That’s the point of Don Boudreaux’s letter to the New York Times, apropos of a clueless piece saying that raising the minimum wage is a costless way for the government to redistribute wealth. I copy Don’s letter below, but differ on one thing. We do not expect better work from the Times because that paper long ago gave up every pretense of objectivity in favor of advancing Obama’s statism.

23 December 2013

Editor, The New York Times
620 Eighth Avenue
New York, NY 10018

Dear Editor:

Arguing that private businesses pay the full costs of higher minimum wages, Annie Lowrey concludes that “Unlike any other form of wealth redistribution, raising the minimum wage is basically cost-free to Washington” (“Supersize My Wage,” Dec. 18). Ms. Lowrey’s mistakenly formal notion of “cost” blinds her to reality.

The only difference between redistribution through minimum-wage legislation (and other regulatory diktats) and redistribution through tax-and-spend policies is that the dollar costs of the former, unlike the latter, are not recorded in government’s budget. This accounting artifact, however, does not make minimum-wage legislation “basically cost-free.” It makes it only off-budget.

By Ms. Lowrey’s reasoning, all redistribution could be made “basically cost-free” simply by moving it off budget. For example, order federal agents to rob rich people at gun-point and then transfer the cash directly to poor people.

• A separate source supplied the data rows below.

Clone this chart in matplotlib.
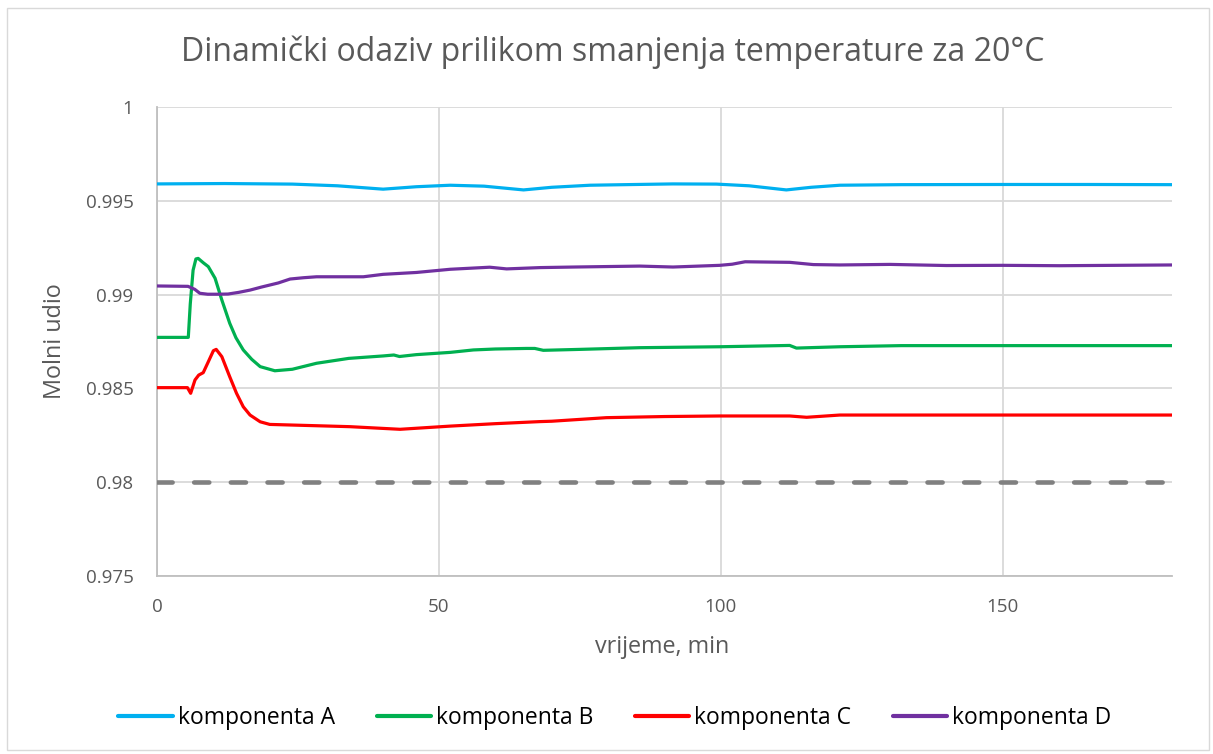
import matplotlib
matplotlib.use("Agg")
import matplotlib.pyplot as plt
from matplotlib.patches import Rectangle

plt.rcParams['font.family'] = ['Open Sans', 'DejaVu Sans']

# ---- data ----
t_A = [0, 12, 24, 32, 40.1, 46, 52, 58, 65, 70, 76.8, 85, 91.5, 99.2, 105, 111.6, 116,
       121.1, 132, 150, 165, 180]
v_A = [0.99590, 0.99592, 0.99589, 0.99580, 0.99562, 0.99575, 0.99583, 0.99578, 0.99558,
       0.99572, 0.99583, 0.99587, 0.99590, 0.99589, 0.99580, 0.99558, 0.99572, 0.99583,
       0.99586, 0.99587, 0.99587, 0.99586]

t_B = [0, 5.55, 5.9, 6.4, 6.9, 7.3, 8.2, 9.1, 10.3, 11.5, 12.9, 14, 15.3, 16.8, 18.3, 20.9,
       24, 28.3, 34, 40.1, 42, 43, 46, 52, 56.1, 60, 65.5, 67, 68.5, 75, 85.6, 99.8, 112.2,
       113.4, 121.1, 132, 150, 180]
v_B = [0.98772, 0.98772, 0.98950, 0.99130, 0.99190, 0.99193, 0.99170, 0.99149, 0.99087,
       0.98971, 0.98847, 0.98770, 0.98705, 0.98655, 0.98616, 0.98594, 0.98602, 0.98634,
       0.98660, 0.98673, 0.98678, 0.98670, 0.98680, 0.98692, 0.98705, 0.98710, 0.98713,
       0.98713, 0.98703, 0.98708, 0.98717, 0.98722, 0.98729, 0.98715, 0.98722, 0.98728,
       0.98728, 0.98728]

t_C = [0, 5.4, 5.97, 6.74, 7.4, 8.2, 9.1, 10.0, 10.5, 11.5, 12.9, 14.1, 15.3, 16.5, 18.3,
       20, 28.3, 34.2, 43.1, 52, 60, 67.9, 70, 79.7, 90, 99.8, 112.2, 115.2, 121.1, 125.2,
       150, 180]
v_C = [0.98504, 0.98504, 0.98474, 0.98545, 0.98571, 0.98584, 0.98642, 0.98701, 0.98708,
       0.98669, 0.98562, 0.98474, 0.98402, 0.98358, 0.98322, 0.98308, 0.98301, 0.98296,
       0.98282, 0.98299, 0.98312, 0.98323, 0.98325, 0.98344, 0.98350, 0.98353, 0.98353,
       0.98346, 0.98358, 0.98358, 0.98358, 0.98358]

t_D = [0, 5.5, 6.7, 7.6, 9, 10.6, 12.6, 14.5, 16.5, 18.5, 20, 21.5, 23.6, 26, 28.3, 36.6,
       40.1, 46, 52, 59, 62, 68, 74, 85.6, 91.5, 99.8, 102, 104.3, 112.2, 116.4, 121.1, 130,
       140, 150, 160, 180]
v_D = [0.99046, 0.99044, 0.99028, 0.99007, 0.99002, 0.99002, 0.99003, 0.99012, 0.99024,
       0.99040, 0.99051, 0.99062, 0.99083, 0.99090, 0.99095, 0.99095, 0.99108, 0.99118,
       0.99135, 0.99146, 0.99137, 0.99144, 0.99147, 0.99152, 0.99147, 0.99156, 0.99162,
       0.99175, 0.99172, 0.99160, 0.99158, 0.99161, 0.99155, 0.99156, 0.99154, 0.99158]

limit_t = [0, 180]
limit_v = [0.98, 0.98]

series_names = ['komponenta A', 'komponenta B', 'komponenta C', 'komponenta D']
series_colors = ['#00B0F0', '#00B050', '#FF0000', '#7030A0']

x_ticks = [0, 50, 100, 150]
y_ticks = [0.975, 0.98, 0.985, 0.99, 0.995, 1.0]
y_ticklabels = ['0.975', '0.98', '0.985', '0.99', '0.995', '1']

title = 'Dinamički odaziv prilikom smanjenja temperature za 20°C'
xlabel = 'vrijeme, min'
ylabel = 'Molni udio'

# ---- figure ----
W, H = 1213, 754
fig = plt.figure(figsize=(W / 100, H / 100), dpi=100)
fig.patches.append(Rectangle((7 / W, 4 / H), (W - 11) / W, (H - 12) / H,
                             transform=fig.transFigure, fill=False,
                             edgecolor='#D9D9D9', linewidth=1.0))

ax = fig.add_axes([157 / W, 1 - 576 / H, (1172 - 157) / W, (576 - 107) / H])

txt = '#595959'
grid_c = '#D9D9D9'

ax.plot(limit_t, limit_v, color='#808080', lw=3.3, dashes=(3.3, 4.7),
        dash_capstyle='round', zorder=3)
for t, v, name, c in zip([t_A, t_B, t_C, t_D], [v_A, v_B, v_C, v_D],
                         series_names, series_colors):
    ax.plot(t, v, color=c, lw=2.3, label=name, zorder=4,
            solid_joinstyle='round', solid_capstyle='butt')

ax.set_xlim(0, 180)
ax.set_ylim(0.975, 1.0)
ax.set_xticks(x_ticks)
ax.set_xticklabels([str(x) for x in x_ticks])
ax.set_yticks(y_ticks)
ax.set_yticklabels(y_ticklabels)
ax.tick_params(axis='both', length=0, labelsize=13.5, colors=txt)
ax.tick_params(axis='x', pad=16)
ax.tick_params(axis='y', pad=17)

ax.grid(True, color=grid_c, lw=1.3, zorder=0)
ax.set_axisbelow(True)
for s in ['top', 'right']:
    ax.spines[s].set_visible(False)
for s in ['left', 'bottom']:
    ax.spines[s].set_color('#BFBFBF')
    ax.spines[s].set_linewidth(1.3)

ax.set_xlabel(xlabel, fontsize=16.8, color=txt)
ax.xaxis.set_label_coords((662 - 157) / (1172 - 157), -(647 - 576) / (576 - 107))
ax.xaxis.label.set_va('center')
ax.set_ylabel(ylabel, fontsize=16.8, color=txt)
ax.yaxis.set_label_coords(-(157 - 55) / (1172 - 157), (576 - 341) / (576 - 107))
ax.yaxis.label.set_va('center')

fig.text(613 / W, 1 - 52 / H, title, fontsize=23, color=txt, ha='center', va='center')

leg = fig.legend(loc='center', bbox_to_anchor=(615 / W, 1 - 718 / H), ncol=4,
                 frameon=False, fontsize=16.5, handlelength=2.36, handletextpad=0.22,
                 columnspacing=1.83)
for tx in leg.get_texts():
    tx.set_color('#000000')
for h in leg.get_lines():
    h.set_linewidth(3)
    h.set_solid_capstyle('round')

fig.savefig('out.png', dpi=100)
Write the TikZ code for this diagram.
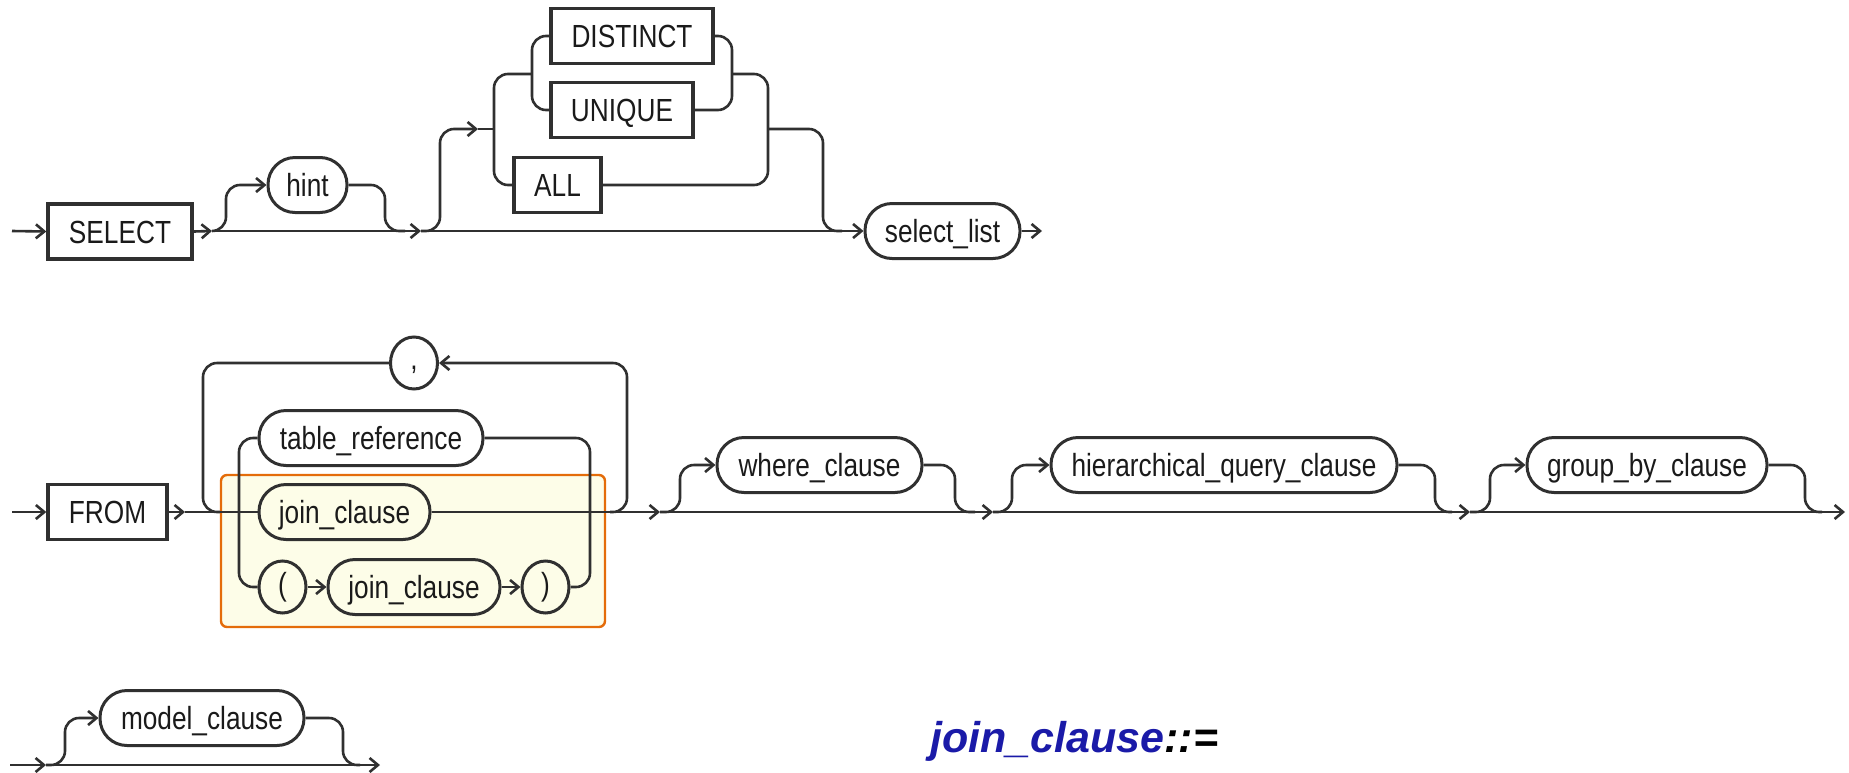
\documentclass[tikz,border=0pt]{standalone}
\usepackage{fontspec}
\setmainfont{Liberation Sans}[FakeStretch=0.82]
\newfontfamily\headfont{Liberation Sans}
\usetikzlibrary{arrows.meta,shapes.geometric}
\definecolor{ink}{HTML}{303030}
\definecolor{labelink}{HTML}{1A1A1A}
\definecolor{hlfill}{HTML}{FDFDE8}
\definecolor{hledge}{HTML}{E46C0A}
\definecolor{titleblue}{HTML}{1A1AA8}

\begin{document}
\begin{tikzpicture}[x=0.5pt, y=-0.5pt,
  line/.style={draw=ink, line width=1.3pt},
  rc/.style={line, rounded corners=7pt},
  arr/.style={line, -{Straight Barb[length=4.2pt,width=7pt]}},
  kw/.style={draw=ink, line width=1.7pt, minimum height=27.5pt, inner sep=0pt,
    text height=11.5pt, text depth=0pt, text=labelink,
    font=\fontsize{16pt}{19pt}\selectfont},
  ref/.style={kw, rounded corners=13.5pt, line width=1.5pt},
  sym/.style={draw=ink, line width=1.5pt, ellipse, minimum width=23.5pt,
    minimum height=26pt, inner sep=0pt, text=labelink,
    font=\fontsize{16pt}{19pt}\selectfont}
]
\useasboundingbox (0,0) rectangle (1849,772);

% highlighted alternative group
\draw[draw=hledge, fill=hlfill, line width=1.2pt, rounded corners=3pt]
  (221,475) rectangle (605,627);

% ---------------- SELECT row ----------------
\node[kw, minimum width=72pt]   (sel)  at (120,231.5) {SELECT};
\node[ref, minimum width=39.5pt] (hint) at (307.5,185) {hint};
\node[kw, minimum width=81pt]   (dist) at (632,36) {DISTINCT};
\node[kw, minimum width=71pt]   (uniq) at (622,110) {UNIQUE};
\node[kw, minimum width=43.5pt] (all)  at (557.5,185) {ALL};
\node[ref, minimum width=77.5pt] (sl)  at (942.5,231) {select\_list};

\coordinate (a0) at (12,231);
\coordinate (a1) at (212,231);
\coordinate (a2) at (421,231);
\coordinate (a3) at (478,129);
\coordinate (a4) at (1042,231);

\draw[arr] (a0) -- (sel.west);
\draw[arr] (sel.east) -- (a1);
\draw[arr] (a1) -- (a2);
\draw[arr, rc] (a1) -| (226,185) -- (hint.west);
\draw[rc] (hint.east) -| (385,231) -- (405,231);

\draw[arr, rc] (a2) -| (440,129) -- (a3);
\draw[line] (a3) -- (494,129);
\draw[rc] (532,74) -- (494,74) -- (494,185) -- (all.west);
\draw[rc] (dist.west) -- (532,36) -- (532,110) -- (uniq.west);
\draw[rc] (dist.east) -- (732,36) -- (732,110) -- (uniq.east);
\draw[rc] (all.east) -- (768,185) -- (768,74) -- (732,74);
\draw[rc] (768,129) -| (823,231) -- (842,231);
\draw[arr] (a2) -- (sl.west);
\draw[arr] (sl.east) -- (a4);

% ---------------- FROM row ----------------
\node[kw, minimum width=59.5pt]  (from)  at (107.5,512) {FROM};
\node[sym, text height=6pt, text depth=0pt] (comma) at (414,363) {,};
\node[ref, minimum width=112pt]  (tref)  at (371,438) {table\_reference};
\node[ref, minimum width=85.5pt] (jc1)   at (344.5,512) {join\_clause};
\node[sym, text height=11.7pt, text depth=3.4pt] (lp) at (282.5,587) {(};
\node[ref, minimum width=86pt]   (jc2)   at (414,587) {join\_clause};
\node[sym, text height=11.7pt, text depth=3.4pt] (rp) at (545.5,587) {)};
\node[ref, minimum width=102.5pt] (where) at (819.5,465) {where\_clause};
\node[ref, minimum width=173pt]  (hqc)   at (1224,465) {hierarchical\_query\_clause};
\node[ref, minimum width=120pt]  (gbc)   at (1647,465) {group\_by\_clause};

\coordinate (b0) at (12,512);
\coordinate (b1) at (185,512);
\coordinate (b2) at (660,512);
\coordinate (b3) at (993,512);
\coordinate (b4) at (1470,512);
\coordinate (b5) at (1845,512);

\draw[arr] (b0) -- (from.west);
\draw[arr] (from.east) -- (b1);
\draw[line] (b1) -- (jc1.west);
\draw[rc] (tref.west) -- (239,438) -- (239,587) -- (lp.west);
\draw[arr] (lp.east) -- (jc2.west);
\draw[arr] (jc2.east) -- (rp.west);
\draw[rc] (tref.east) -- (590,438) -- (590,587) -- (rp.east);
\draw[arr] (jc1.east) -- (b2);
\draw[arr, rc] (610,512) -- (627,512) -- (627,363) -- (comma.east);
\draw[rc] (comma.west) -- (203,363) -- (203,512) -- (220,512);

\draw[arr] (b2) -- (b3);
\draw[arr, rc] (b2) -| (680,465) -- (where.west);
\draw[rc] (where.east) -| (955,512) -- (975,512);
\draw[arr, rc] (b3) -| (1012,465) -- (hqc.west);
\draw[rc] (hqc.east) -| (1435,512) -- (1452,512);
\draw[arr] (b3) -- (b4);
\draw[arr, rc] (b4) -| (1490,465) -- (gbc.west);
\draw[rc] (gbc.east) -| (1805,512) -- (1822,512);
\draw[arr] (b4) -- (b5);

% ---------------- MODEL row ----------------
\node[ref, minimum width=102pt] (model) at (202,718) {model\_clause};

\coordinate (c0) at (10,765);
\coordinate (c1) at (46,765);
\coordinate (c2) at (380,765);

\draw[arr] (c0) -- (c1);
\draw[arr, rc] (c1) -| (65,718) -- (model.west);
\draw[rc] (model.east) -| (343,765) -- (360,765);
\draw[arr] (c1) -- (c2);

% heading of the next rule
\node[anchor=base west, inner sep=0pt,
  font=\headfont\fontsize{21.5pt}{25pt}\selectfont\bfseries\itshape]
  (title) at (930,752) {\textcolor{titleblue}{join\_clause}::=};
\end{tikzpicture}
\end{document}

Because the dollar value of these transfers would appear neither as tax revenues nor as expenses on Uncle Sam’s budget, direct cash grants arranged by government would thus be rendered “cost-free” in exactly the same way that forced transfers of money from business owners to minimum-wage workers are now, by Ms. Lowrey’s reckoning, “cost-free.” Yet clearly, the true costs of government programs are not eliminated by mere changes in accounting conventions.

One expects better reporting from the New York Times.